In a talk-back after the show with STNJ artistic director Bonnie Monte and members of the cast, we learned the play was not well received in its 1910 debut and not produced again for several decades. One critic called it “a debating society of a lunatic asylum,” but it has proved more popular in recent years, perhaps because its structure seems less radical today. Audience members who’d seen other productions commented that this one is lighter and livelier. Farce isn’t the first word that comes to mind when thinking of Shaw, but this version of the play had a great many laugh lines, expertly delivered by the outstanding cast.

The story takes place over the course of a single afternoon in the country house conservatory of wealthy underwear magnate John Tarleton. His son Johnny is a bore, and his daughter Hypatia is engaged to a very unlikely fellow, son of dignified Lord Summerhays. Mrs. Tarleton seems a bit dim, but perhaps there are things she finds it more convenient not to see.

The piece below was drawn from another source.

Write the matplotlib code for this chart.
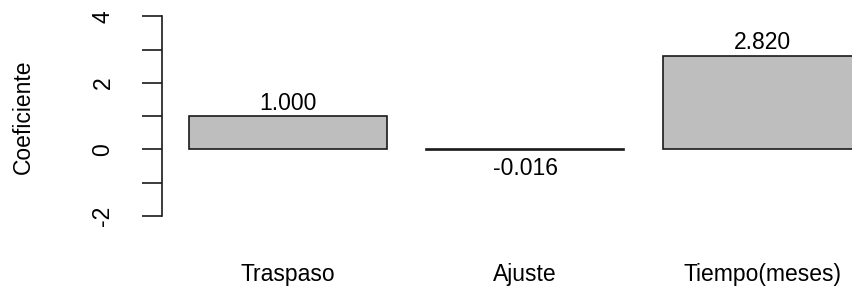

This loosely jelled assemblage is turned upside down by the sudden appearance of an airplane [!], flying low, that crashes into the family greenhouse. From the wreckage emerge the dashing pilot and his last-minute passenger, whom he assumes is another gentleman but who, when the leather cap and goggles come off, turns out to be a Polish woman, both dare-devil and fitness devotee. All relationships are up for grabs from that moment forward.

Numerous proposals of marriage (or less permanent liaisons) ensue, and some of them would rank high in misalliance potential. The pilot quotes one of his three stepfathers, an Anglican priest, with perhaps the play’s most famous line: “If marriages were made by putting all the men’s names into one sack and the women’s names into another, and having them taken out by a blind-folded child like lottery numbers, there would be just as high a percentage of happy marriages as we have now.”

Other misalliances emerge between parents and children, and about that relationship, Shaw says elsewhere, “If you must hold yourself up to your children as an object lesson (which is not at all necessary), hold yourself up as a warning and not as an example.” This is advice amply illustrated by poor Mr. Tarleton and his daughter. “Depend on it,” he tells Lord Summerhays, “in a thousand years it’ll be considered bad form to know who your father and mother are.”

As always, the cast and production values are terrific, with special mention of Ames Adamson as John Tarleton and Erika Rolfsrud as his wife. At some point, a portable Turkish bath proves it’s more than an ornament.